Cine-emotions

Je veux seulement que vous m'aimiez : du Fassbinder inédit

Inédit dans nos salles françaises bien qu'il date de 1976, Je veux seulement que vous m'aimiez marque la volonté de faire perdurer un cinéma aujourd'hui, celui de R.W Fassbinder.




Le jeune Peter purge une peine de dix ans pour le meurtre d'un patron de café. Il raconte son histoire au psychologue de la prison. Peter est attentionné, généreux, serviable, mais timide et écrasé par ses parents. Il ne cesse de vouloir acheter aux autres l'amour qui lui a été refusé dans son enfance. Chaque jour, il couvre ceux qu'il aime de nouveaux cadeaux, malgré les soucis financiers grandissants…



Il est tellement rare aujourd'hui de revivre les grands réalisateurs au cinéma que dès que le nom de l'un d'entre eux nous arrivent aux oreilles, on part à l'assaut de l'une des (rares) salles qui le joue. C'est un peu aujourd'hui le cas avec ce Fassbinder (Le Bouc, Le Secret de Veronika Voss), inédit en France et datant pourtant de 1976, mais diffusé à l'époque à la télévision allemande, et qui débarque en 2011 dans très peu de salles françaises. Non pas que le film n'attire pas le spectateur un poil curieux et cinéphile, mais plutôt parce que son statut de téléfilm ne s'efface pas en apparence lors d'une projection sur grand écran, et cela malgré le talent de R.W Fassbinder. Fortement inspiré du policier à l'américaine et du cinéma de Godard, Je veux seulement que vous m'aimiez semble être à l'image du cinéma de ce réalisateur qui a mis du temps à être reconnu par les spécialistes du cinéma. Avec ce film là, il se confirme alors que la forme prend le dessus sur un fond, qui bien que mystérieux tend à devenir à la longue très rébarbatif.
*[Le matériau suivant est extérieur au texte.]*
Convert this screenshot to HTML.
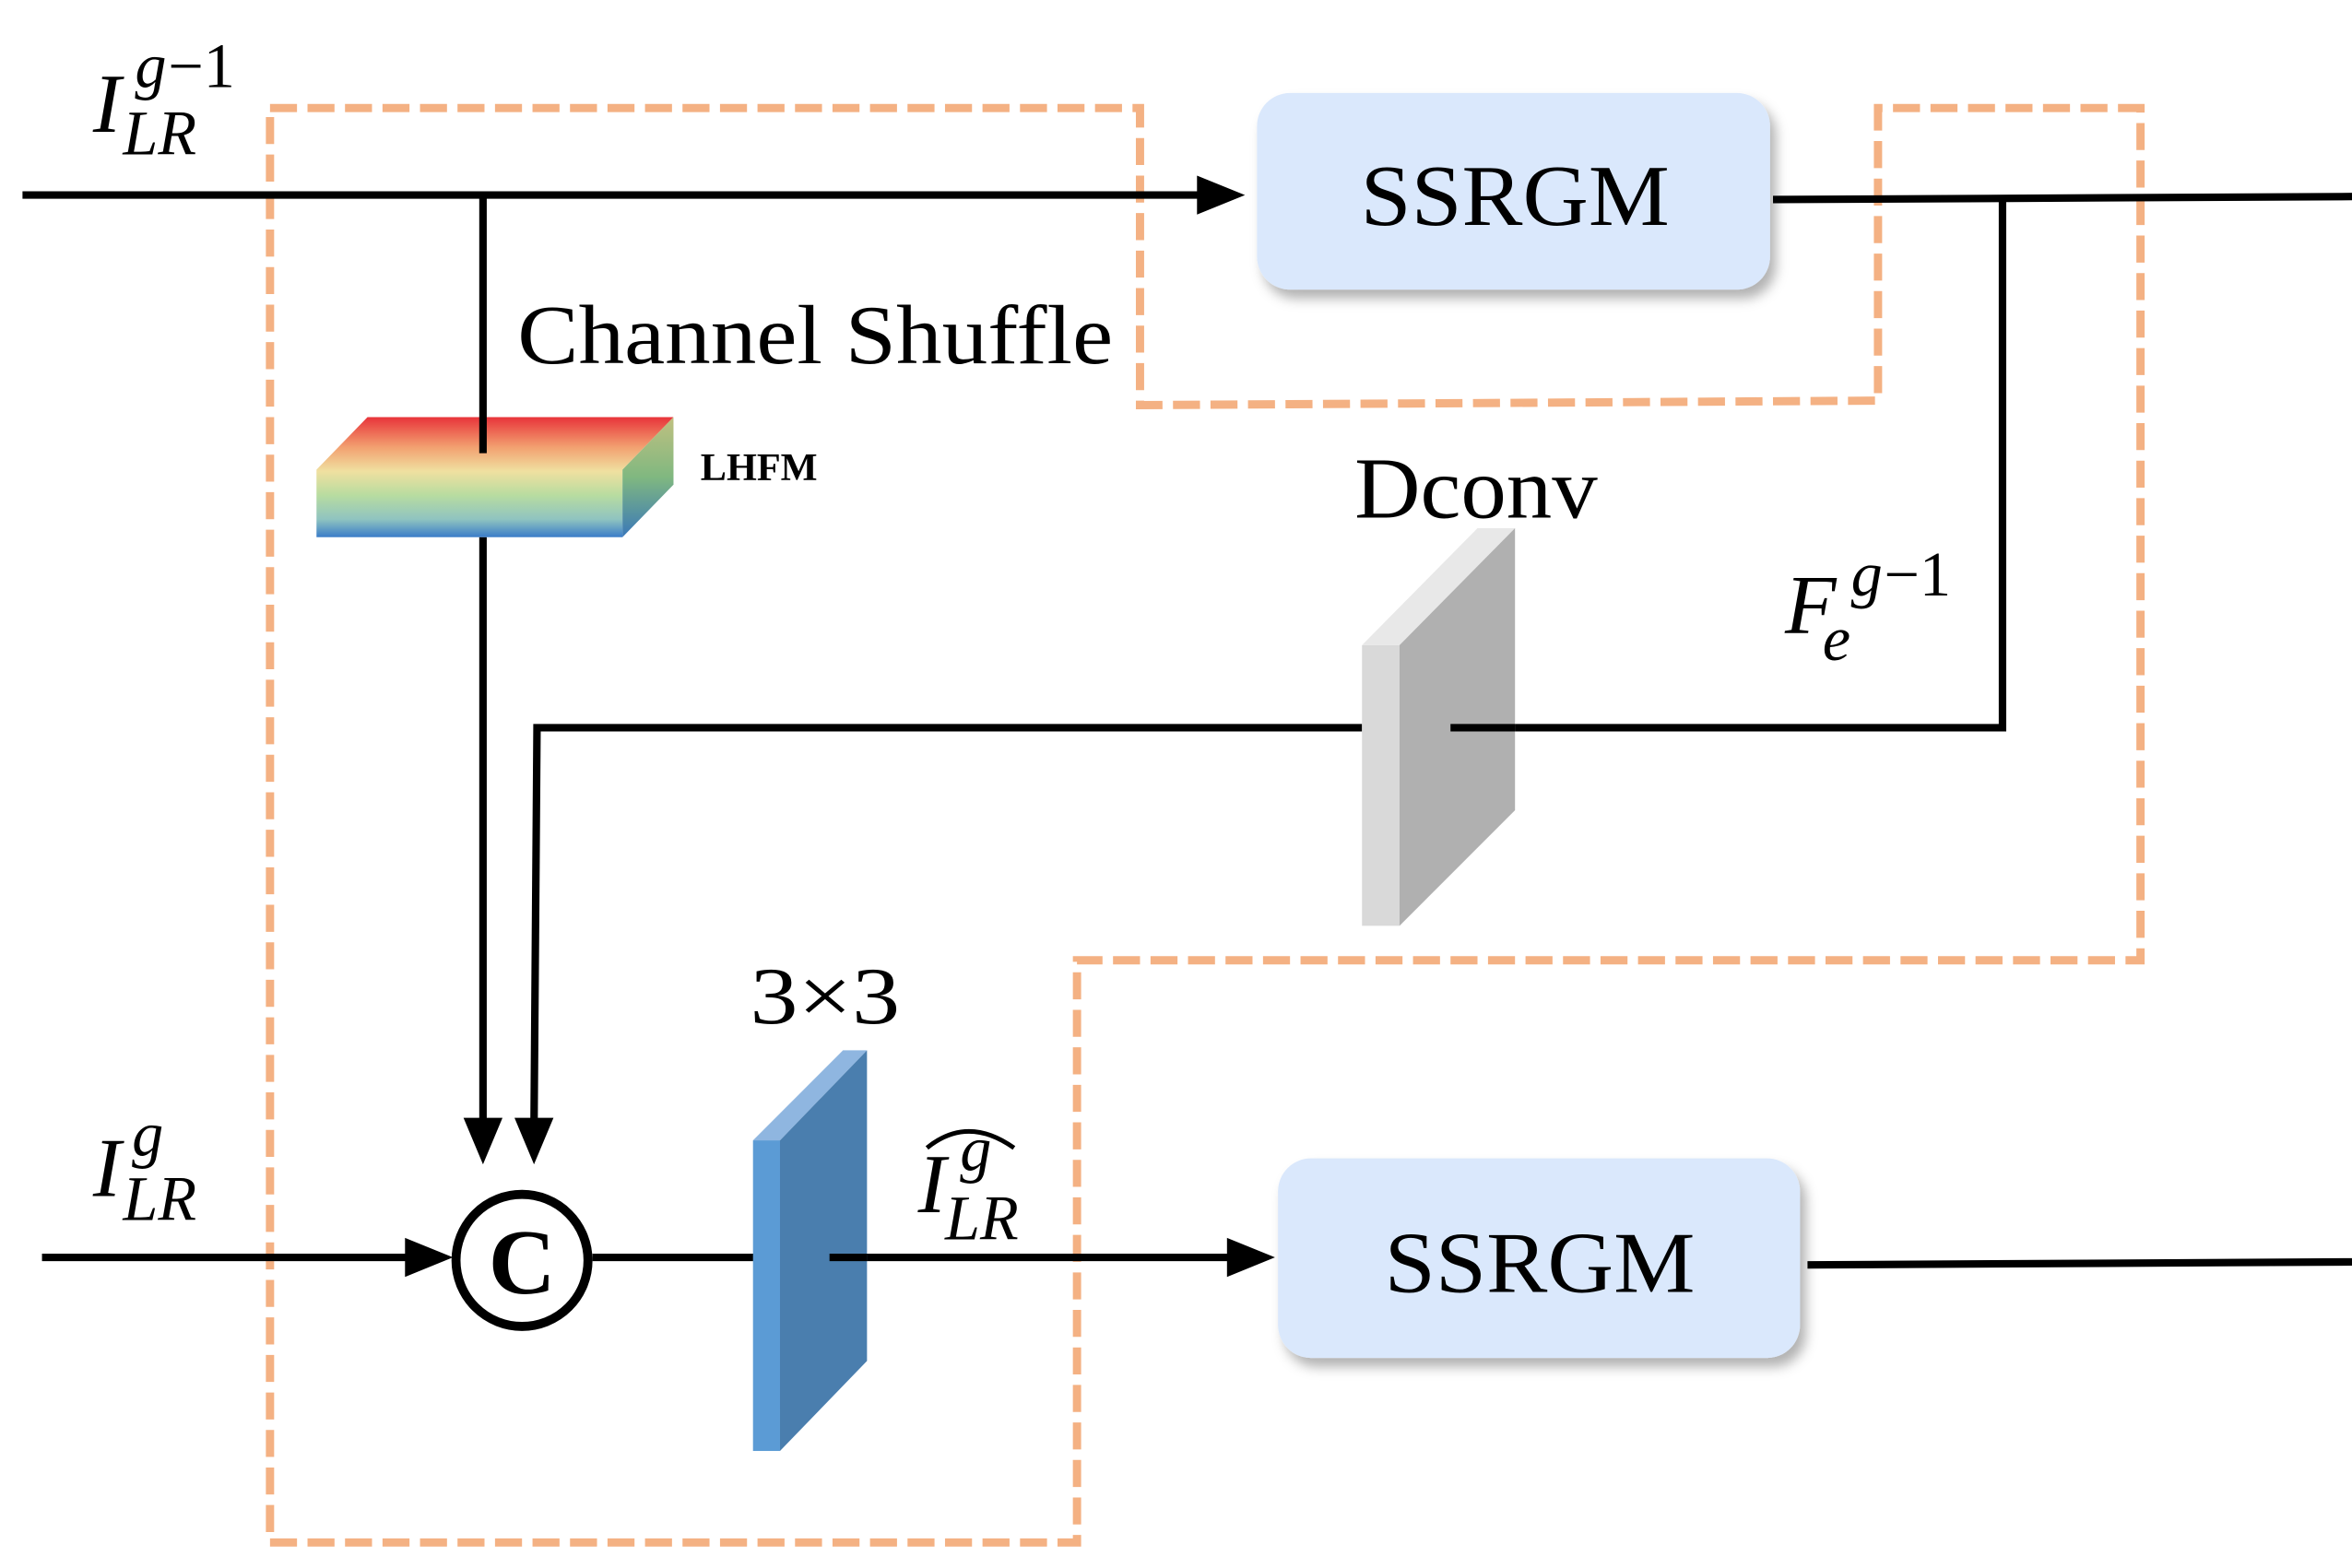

Commençons par le point négatif, ce qui laisserait indifférent le spectateur. Peter semble être un garçon comme les autres, jusqu'à ce qu'il tue sans raison apparente son père. Interrogé par une psychologue alors qu'il purge sa peine de prison, le spectateur tente en même temps de comprendre l'acte du jeune garçon. C'est alors que l'on plonge à travers quelques flashbacks parfois un peu brouillon, dans le passé de Peter. De son enfance lors d'une première scène où il vient d'offrir des fleurs (volées) à sa mère qui le remercie en lui donnant des coups de cintre en guise de punition, jusqu'à ce fameux meurtre à coup de téléphone, Je veux seulement que vous m'aimiez évoque à la fois une histoire personnelle et le contexte social de l'époque qui touche forcément notre personnage. Outre la prestation assez étonnante de Vitus Zeplichal aux allures de Norman Bates allemande, inspirant à la fois la crainte et la pitié en même temps qu'un attachement assez certain, le film finit par laisser indifférent dans son traitement. Probablement parce que le rythme est plutôt lancinant et répétitif, sans grande ingéniosité. Pourtant, avec du recul, il a de quoi satisfaire. Il se plonge d'une façon psychologique assez pertinente dans le personnage de Peter, un homme charmant en apparence qui fait tout pour plaire, y compris à sa femme, prenant le risque de s'endetter secrètement. On apprend alors qu'il était exactement pareil dans son enfance avec ses parents, ne cherchant qu'à recueillir un amour qu'il n'aurait jamais, lui qui a construit la maison de rêve des parents, sans véritable remerciements. La peinture sociale de cette Allemagne de l'Ouest dans les années 70 est aussi évoquée, avec le développement du bâtiment qui va bientôt faire face à la crise et des licenciements. Elle sert de fond d'écran mais n'apporte guère plus de crédibilité, n'étant que trop sous-jacente.


Le seul et digne intérêt est donc de plutôt admirer les talents de metteurs en scène de Rainer Werner Fassbinder, ce que le film ne remet absolument pas en cause, bien qu'il soit un téléfilm. La mise en scène est brillante, toujours en intérieure, offrant la possibilité de jouer avec la caméra, que ce soit avec le travelling et le jeu de miroir pouvant permettre de voir une même scène sous deux angles différents, sans en perdre un seul endroit. On sent donc un travail appliqué et personnel, en plus d'une maîtrise de la technique qui en devient esthétisante. Dans un registre où beaucoup de films sont bâclés car uniquement taillés pour la télévision et sans avenir derrière, Je veux seulement que vous m'aimiez de R.W Fassbinder permet de montrer qu'il n'y a pas tant de différences entre deux mondes bien différents, pourvu qu'ils aient en commun un grand réalisateur de l'histoire du cinéma.